Exeter’s small and diverse Jewish community has launched its 250th anniversary celebrations in newly-refurbished premises — a Grade II-listed Georgian synagogue which is the third oldest in the UK. Thanks to the £118,000 generated from a fundraising campaign, encroaching damp was brought under control in time for the festivities to begin.

The synagogue was packed last Friday with members and visitors leaning over the gallery for a better view as children from the local St Leonard’s Primary presented a historical timeline of the past 250 years. The school’s involvement was typical of the interfaith activities pursued by the synagogue, which hosted over 2,500 pupils in 2012. Then Elkan Levy led a short erev Shabbat service. On Shabbat, Movement for Reform Judaism partnership director David Jacobs led a celebratory service, which was followed by a buffet lunch for the community, which retains a strong sense of identity despite a membership of 120 spread thinly across the south-west.
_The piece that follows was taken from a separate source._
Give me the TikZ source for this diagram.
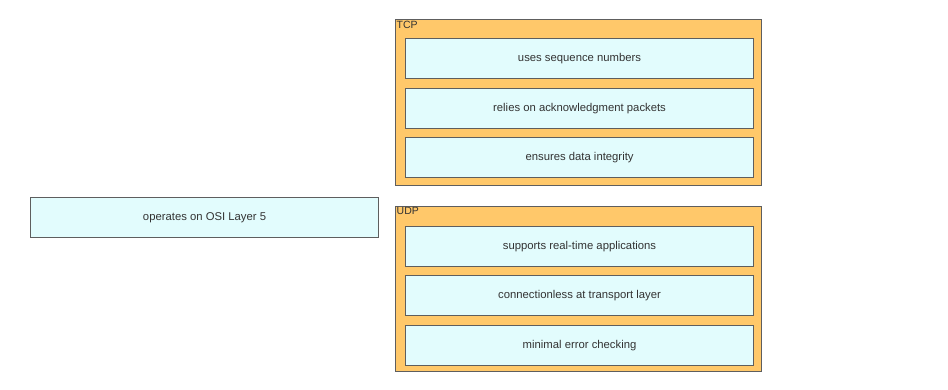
\documentclass[tikz,border=0pt]{standalone}
\usepackage{fontspec}
\setmainfont{Liberation Sans}
\usepackage{xcolor}
\usetikzlibrary{positioning}

\definecolor{groupfill}{HTML}{FFC86A}
\definecolor{itemfill}{HTML}{E2FCFD}
\definecolor{boxline}{HTML}{5E5E5E}
\definecolor{itemtext}{HTML}{333333}

\tikzset{
    groupbox/.style={draw=boxline, line width=0.9pt, fill=groupfill, rectangle,
        anchor=north west, inner sep=0pt, minimum width=366pt},
    grouplabel/.style={anchor=north west, inner sep=1.5pt, font=\fontsize{10.5}{12}\selectfont, text=itemtext},
    itembox/.style={draw=boxline, line width=1.1pt, fill=itemfill, rectangle,
        anchor=north west, inner sep=0pt, minimum width=348pt, minimum height=40pt,
        font=\fontsize{11.3}{13}\selectfont, text=itemtext}
}

\begin{document}
\begin{tikzpicture}[x=1pt, y=-1pt]
    \useasboundingbox (0,0) rectangle (948,390);

    % =========================================================
    % LEFT ITEM
    % =========================================================
    \node[itembox, minimum width=348pt] (layer5) at (30,197) {operates on OSI Layer 5};

    % =========================================================
    % TCP GROUP
    % =========================================================
    \node[groupbox, minimum height=166pt] (tcp) at (395,19) {};
    \node[grouplabel] (tcplabel) at (tcp.north west) {TCP};
    \node[itembox] (seqnum) at (405,38) {uses sequence numbers};
    \node[itembox] (ackpkt) at (405,88) {relies on acknowledgment packets};
    \node[itembox] (integrity) at (405,137) {ensures data integrity};

    % =========================================================
    % UDP GROUP
    % =========================================================
    \node[groupbox, minimum height=165pt] (udp) at (395,206) {};
    \node[grouplabel] (udplabel) at (udp.north west) {UDP};
    \node[itembox] (realtime) at (405,226) {supports real-time applications};
    \node[itembox] (connless) at (405,275) {connectionless at transport layer};
    \node[itembox] (minerror) at (405,325) {minimal error checking};
\end{tikzpicture}
\end{document}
It endeavours to cater to all shades of Judaism, alternately holding Progressive and traditional services with visiting rabbis.
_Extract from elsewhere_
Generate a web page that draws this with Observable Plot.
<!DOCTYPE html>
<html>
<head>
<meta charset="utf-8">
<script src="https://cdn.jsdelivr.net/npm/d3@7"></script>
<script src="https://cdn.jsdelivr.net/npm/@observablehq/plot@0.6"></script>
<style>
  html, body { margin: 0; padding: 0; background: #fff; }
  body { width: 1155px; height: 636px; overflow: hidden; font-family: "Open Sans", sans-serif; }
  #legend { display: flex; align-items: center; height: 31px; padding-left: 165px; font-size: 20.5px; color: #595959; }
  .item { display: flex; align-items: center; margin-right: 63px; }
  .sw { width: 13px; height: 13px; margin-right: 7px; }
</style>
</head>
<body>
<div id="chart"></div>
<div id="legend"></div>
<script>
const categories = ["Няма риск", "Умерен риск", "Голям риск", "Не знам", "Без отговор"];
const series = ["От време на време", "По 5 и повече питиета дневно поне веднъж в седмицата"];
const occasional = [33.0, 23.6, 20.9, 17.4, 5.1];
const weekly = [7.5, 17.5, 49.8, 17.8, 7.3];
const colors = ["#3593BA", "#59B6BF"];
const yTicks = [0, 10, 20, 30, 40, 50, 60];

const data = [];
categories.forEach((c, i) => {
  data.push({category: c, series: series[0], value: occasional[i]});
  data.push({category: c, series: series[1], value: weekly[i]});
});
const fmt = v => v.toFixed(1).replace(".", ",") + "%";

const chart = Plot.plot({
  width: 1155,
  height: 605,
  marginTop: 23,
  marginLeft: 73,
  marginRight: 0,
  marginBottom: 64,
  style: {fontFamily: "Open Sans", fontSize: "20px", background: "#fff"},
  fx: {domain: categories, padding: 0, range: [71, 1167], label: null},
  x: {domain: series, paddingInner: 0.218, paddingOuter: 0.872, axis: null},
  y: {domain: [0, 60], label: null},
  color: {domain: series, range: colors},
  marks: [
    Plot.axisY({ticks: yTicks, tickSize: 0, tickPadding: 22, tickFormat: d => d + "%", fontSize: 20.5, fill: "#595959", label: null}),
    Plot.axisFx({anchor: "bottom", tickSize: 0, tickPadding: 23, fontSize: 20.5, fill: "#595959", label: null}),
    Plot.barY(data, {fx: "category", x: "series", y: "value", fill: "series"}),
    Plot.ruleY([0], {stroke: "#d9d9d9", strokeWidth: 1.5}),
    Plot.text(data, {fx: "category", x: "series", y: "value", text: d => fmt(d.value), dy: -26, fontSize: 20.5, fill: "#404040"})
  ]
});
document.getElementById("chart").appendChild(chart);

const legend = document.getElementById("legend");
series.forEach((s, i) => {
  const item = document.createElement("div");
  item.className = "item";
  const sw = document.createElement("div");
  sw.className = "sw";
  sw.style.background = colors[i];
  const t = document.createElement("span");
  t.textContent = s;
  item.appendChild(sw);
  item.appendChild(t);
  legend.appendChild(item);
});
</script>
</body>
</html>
“It’s not like being in north London,” explained vice-president Renee Smithens. “You have to work at being a community, maintaining the synagogue and your links with other Jewish people.”

Sourcing kosher food is a problem, although a rabbi brings supplies from London. Young families are catered for through the Dreidel Dribblers for the tots and a religion school for children. There is also a Yiddish study group.

Among the guests at Sunday’s rededication service were the Dean of Exeter Cathedral, Jonathan Draper, Exeter Mosque’s Imam Mohammed Abrar, Mayor of Exeter Rachel Lyons and Liberal Judaism chief executive Rabbi Danny Rich. Rabbi Danny Rich said “the presence of Jews in Exeter for more than 250 years reflects the tolerance of Britain and how the independent Hebrew congregation operates. Hosting Orthodox and Liberal rabbis is a model of tolerance for the Jewish community.”

This week also saw opening of the Jewish Way of Life exhibition at Exeter’s Guildhall and the launch of Helen Fry’s book, The Jews of Exeter.